--- WRITTEN INSTRUCTION ---
Leave out the pictures and set down exactly the lines from the start of the listing through the one with "to 19 years</text>", both included.

--- GIVEN MATERIAL ---

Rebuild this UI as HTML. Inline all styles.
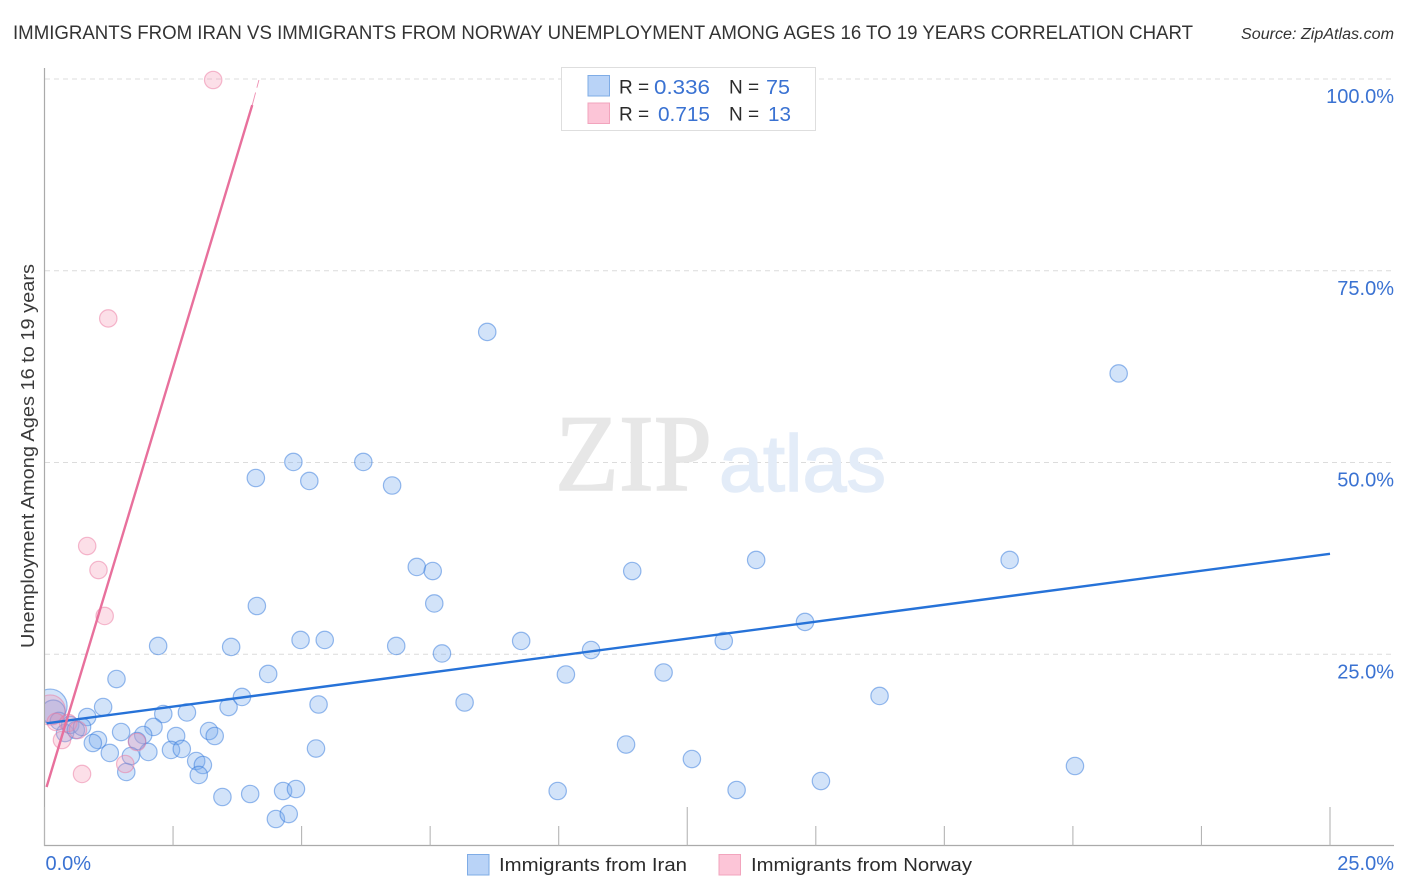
<!DOCTYPE html>
<html lang="en">
<head>
<meta charset="utf-8">
<title>Immigrants from Iran vs Immigrants from Norway Unemployment Correlation Chart</title>
<style>
html,body{margin:0;padding:0;background:#fff;width:1406px;height:892px;overflow:hidden}
svg{display:block;font-family:"Liberation Sans",sans-serif}
</style>
</head>
<body>
<svg id="chart" width="1406" height="892" viewBox="0 0 1406 892" xmlns="http://www.w3.org/2000/svg">
  <defs><clipPath id="plot-clip"><rect x="44.5" y="60" width="1350" height="786"/></clipPath></defs>
  <rect x="0" y="0" width="1406" height="892" fill="#fff"/>
  <text x="13" y="39" font-size="19.5" fill="#333" textLength="1180" lengthAdjust="spacingAndGlyphs">IMMIGRANTS FROM IRAN VS IMMIGRANTS FROM NORWAY UNEMPLOYMENT AMONG AGES 16 TO 19 YEARS CORRELATION CHART</text>
  <text x="1241" y="39" font-size="15.5" font-style="italic" fill="#333" textLength="153" lengthAdjust="spacingAndGlyphs">Source: ZipAtlas.com</text>
  <g id="grid"></g>
  <text x="555" y="490" font-family="'Liberation Serif',serif" font-size="109" fill="#e7e7e7" stroke="#e7e7e7" stroke-width="1.5" textLength="157" lengthAdjust="spacingAndGlyphs">ZIP</text>
  <text x="719" y="491" font-size="80" fill="#e3ecf8" stroke="#e3ecf8" stroke-width="1.5" textLength="167" lengthAdjust="spacingAndGlyphs">atlas</text>
  <g id="iran-points" clip-path="url(#plot-clip)"></g>
  <g id="norway-points" clip-path="url(#plot-clip)"></g>
  <g id="trends"></g>
  <g id="axes"></g>
  <text transform="translate(34,648) rotate(-90)" x="0" y="0" font-size="18" fill="#3a3a3a" textLength="384" lengthAdjust="spacingAndGlyphs">Unemployment Among Ages 16 to 19 years</text>

  <g>
    <rect x="561.5" y="67.5" width="254" height="63" fill="#fff" stroke="#dedede" stroke-width="1"/>
    <rect x="588" y="75.5" width="21.5" height="20.5" fill="#b9d3f7" stroke="#7facE6" stroke-width="1"/>
    <rect x="588" y="103" width="21.5" height="20.5" fill="#fcc5d7" stroke="#f2a4bd" stroke-width="1"/>
    <text x="619" y="93.5" font-size="19" fill="#2b2b2b">R =</text>
    <text x="710" y="94" font-size="20.5" fill="#3a72d2" text-anchor="end" textLength="56" lengthAdjust="spacingAndGlyphs">0.336</text>
    <text x="729" y="93.5" font-size="19" fill="#2b2b2b">N =</text>
    <text x="790" y="94" font-size="20.5" fill="#3a72d2" text-anchor="end" textLength="24" lengthAdjust="spacingAndGlyphs">75</text>
    <text x="619" y="120.5" font-size="19" fill="#2b2b2b">R =</text>
    <text x="710" y="121" font-size="20.5" fill="#3a72d2" text-anchor="end" textLength="52" lengthAdjust="spacingAndGlyphs">0.715</text>
    <text x="729" y="120.5" font-size="19" fill="#2b2b2b">N =</text>
    <text x="791" y="121" font-size="20.5" fill="#3a72d2" text-anchor="end" textLength="23" lengthAdjust="spacingAndGlyphs">13</text>
  </g>

  <g>
    <rect x="467.5" y="854.5" width="21.5" height="20.5" fill="#b9d3f7" stroke="#7facE6" stroke-width="1"/>
    <text x="499" y="871" font-size="18.5" fill="#2b2b2b" textLength="188" lengthAdjust="spacingAndGlyphs">Immigrants from Iran</text>
    <rect x="719" y="854.5" width="21.5" height="20.5" fill="#fcc5d7" stroke="#f2a4bd" stroke-width="1"/>
    <text x="751" y="871" font-size="18.5" fill="#2b2b2b" textLength="221" lengthAdjust="spacingAndGlyphs">Immigrants from Norway</text>
  </g>
</svg>
<script>
// ---- data (percent units) ----
const iranX = [8.61,20.89,4.11,4.84,5.15,6.20,6.76,7.24,7.55,7.58,11.43,13.84,18.77,4.13,4.98,5.45,6.84,7.73,9.27,10.63,13.21,14.79,2.21,3.63,4.35,1.40,10.14,12.04,16.24,3.84,3.58,5.33,8.17,1.14,0.83,2.31,2.77,2.12,3.20,3.31,1.49,1.92,2.56,1.04,0.94,5.28,11.31,1.27,1.80,2.02,2.46,2.67,1.68,2.95,3.08,12.59,20.04,1.59,3.00,3.46,4.00,4.64,4.89,9.98,13.46,15.10,4.50,4.75,0.11,0.17,0.28,0.40,0.50,0.61,0.73];
const iranY = [67.02,61.61,47.98,50.07,47.59,50.07,47.00,36.38,35.85,31.62,35.85,37.29,37.29,31.29,26.86,26.86,26.08,25.10,26.73,25.55,26.73,29.21,26.08,25.95,22.43,21.77,22.36,22.62,19.56,19.43,18.12,18.45,18.71,18.12,16.82,17.21,17.41,15.52,14.99,14.34,14.86,14.47,14.34,13.82,13.43,12.71,13.23,12.13,13.69,12.26,12.52,12.65,11.73,11.08,10.56,11.34,10.43,9.65,9.26,6.39,6.78,7.17,7.43,7.17,7.30,8.47,3.52,4.17,18.25,17.47,16.30,14.73,15.78,15.12,15.52];
const iranWeight = [1,1,1,1,1,1,1,1,1,1,1,1,1,1,1,1,1,1,1,1,1,1,1,1,1,1,1,1,1,1,1,1,1,1,1,1,1,1,1,1,1,1,1,1,1,1,1,1,1,1,1,1,1,1,1,1,1,1,1,1,1,1,1,1,1,1,1,1,3.8,1.9,1,1,1,1,1];
const norwayX = [3.28,1.24,0.83,1.05,1.17,0.11,0.22,0.34,0.46,0.65,0.73,1.57,1.80];
const norwayY = [99.87,68.78,39.11,35.98,29.99,17.73,16.17,13.82,16.04,15.12,9.39,10.69,13.56];
const norwayWeight = [1,1,1,1,1,3,1,1,1,1,1,1,1];
const iranTrendX = [0.04,25];
const iranTrendY = [16.0,38.1];
const norwayTrendX = [0.04,4.04];
const norwayTrendY = [7.69,96.6];
const norwayDashX = [4.04,4.17];
const norwayDashY = [96.6,99.87];
const yTickValues = [25,50,75,100];
const yTickLabels = ['25.0%','50.0%','75.0%','100.0%'];
const xTickValues = [0,2.5,5,7.5,10,12.5,15,17.5,20,22.5,25];
const xMajorTicks = [0,12.5,25];
const xEdgeValues = [0,25];
const xEdgeLabels = ['0.0%','25.0%'];

// ---- axis functions ----
const NS = 'http://www.w3.org/2000/svg';
function xScale(v){ return 44.5 + v * 51.42; }
function yScale(v){ return 846 - v * 7.67; }
function radius(w){ return 8.7 * Math.sqrt(w); }
function make(tag, parentId, props){
  const el = document.createElementNS(NS, tag);
  for (const k in props) el.setAttribute(k, props[k]);
  document.getElementById(parentId).appendChild(el);
  return el;
}

// ---- gridlines and y labels ----
yTickValues.forEach(function(v, i){
  const grid = make('line', 'grid', {x1:45, x2:1394, y1:yScale(v), y2:yScale(v), stroke:'#dcdcdc', 'stroke-width':1, 'stroke-dasharray':'5 4'});
  
  
  const label = make('text', 'axes', {x:1394, y:yScale(v) + 24, 'font-size':20, fill:'#3a72d2', 'text-anchor':'end'});
  label.textContent = yTickLabels[i];
  
  
});

// ---- points ----
iranX.forEach(function(v, i){
  const c = make('circle', 'iran-points', {cx:xScale(v), cy:yScale(iranY[i]), r:radius(iranWeight[i]), fill:'rgba(118,170,238,0.33)', stroke:'rgba(50,120,220,0.5)', 'stroke-width':1.2});
  
  
});
norwayX.forEach(function(v, i){
  const c = make('circle', 'norway-points', {cx:xScale(v), cy:yScale(norwayY[i]), r:radius(norwayWeight[i]), fill:'rgba(245,150,180,0.30)', stroke:'rgba(235,120,160,0.50)', 'stroke-width':1.2});
  
  
});

// ---- trend lines ----
const iranLine = make('line', 'trends', {x1:xScale(iranTrendX[0]), y1:yScale(iranTrendY[0]), x2:xScale(iranTrendX[1]), y2:yScale(iranTrendY[1]), stroke:'#2672d8', 'stroke-width':2.4});


const norwayLine = make('line', 'trends', {x1:xScale(norwayTrendX[0]), y1:yScale(norwayTrendY[0]), x2:xScale(norwayTrendX[1]), y2:yScale(norwayTrendY[1]), stroke:'#e8709c', 'stroke-width':2.4});


const norwayDash = make('line', 'trends', {x1:xScale(norwayDashX[0]), y1:yScale(norwayDashY[0]), x2:xScale(norwayDashX[1]), y2:yScale(norwayDashY[1]), stroke:'#ee8fb2', 'stroke-width':0.9, 'stroke-dasharray':'13 5 8'});



// ---- axes ----
const yAxisLine = make('line', 'axes', {x1:44.5, x2:44.5, y1:68, y2:846, stroke:'#aaa', 'stroke-width':1.2});


const xAxisLine = make('line', 'axes', {x1:44, x2:1394, y1:845.5, y2:845.5, stroke:'#aaa', 'stroke-width':1.2});


xTickValues.forEach(function(v){
  const tick = make('line', 'axes', {x1:xScale(v), x2:xScale(v), y1:845.5, y2:xMajorTicks.indexOf(v) >= 0 ? 807 : 826, stroke:'#b5b5b5', 'stroke-width':1.1});
  
  
});
xEdgeValues.forEach(function(v, i){
  const label = make('text', 'axes', {x: i === 0 ? xScale(v) + 1 : 1394, y:870, 'font-size':20, fill:'#3a72d2', 'text-anchor': i === 0 ? 'start' : 'end'});
  label.textContent = xEdgeLabels[i];
  
  
});
</script>
</body>
</html>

--- TASK RESPONSE ---
Rebuild this UI as HTML. Inline all styles.
<!DOCTYPE html>
<html lang="en">
<head>
<meta charset="utf-8">
<title>Immigrants from Iran vs Immigrants from Norway Unemployment Correlation Chart</title>
<style>
html,body{margin:0;padding:0;background:#fff;width:1406px;height:892px;overflow:hidden}
svg{display:block;font-family:"Liberation Sans",sans-serif}
</style>
</head>
<body>
<svg id="chart" width="1406" height="892" viewBox="0 0 1406 892" xmlns="http://www.w3.org/2000/svg">
  <defs><clipPath id="plot-clip"><rect x="44.5" y="60" width="1350" height="786"/></clipPath></defs>
  <rect x="0" y="0" width="1406" height="892" fill="#fff"/>
  <text x="13" y="39" font-size="19.5" fill="#333" textLength="1180" lengthAdjust="spacingAndGlyphs">IMMIGRANTS FROM IRAN VS IMMIGRANTS FROM NORWAY UNEMPLOYMENT AMONG AGES 16 TO 19 YEARS CORRELATION CHART</text>
  <text x="1241" y="39" font-size="15.5" font-style="italic" fill="#333" textLength="153" lengthAdjust="spacingAndGlyphs">Source: ZipAtlas.com</text>
  <g id="grid"></g>
  <text x="555" y="490" font-family="'Liberation Serif',serif" font-size="109" fill="#e7e7e7" stroke="#e7e7e7" stroke-width="1.5" textLength="157" lengthAdjust="spacingAndGlyphs">ZIP</text>
  <text x="719" y="491" font-size="80" fill="#e3ecf8" stroke="#e3ecf8" stroke-width="1.5" textLength="167" lengthAdjust="spacingAndGlyphs">atlas</text>
  <g id="iran-points" clip-path="url(#plot-clip)"></g>
  <g id="norway-points" clip-path="url(#plot-clip)"></g>
  <g id="trends"></g>
  <g id="axes"></g>
  <text transform="translate(34,648) rotate(-90)" x="0" y="0" font-size="18" fill="#3a3a3a" textLength="384" lengthAdjust="spacingAndGlyphs">Unemployment Among Ages 16 to 19 years</text>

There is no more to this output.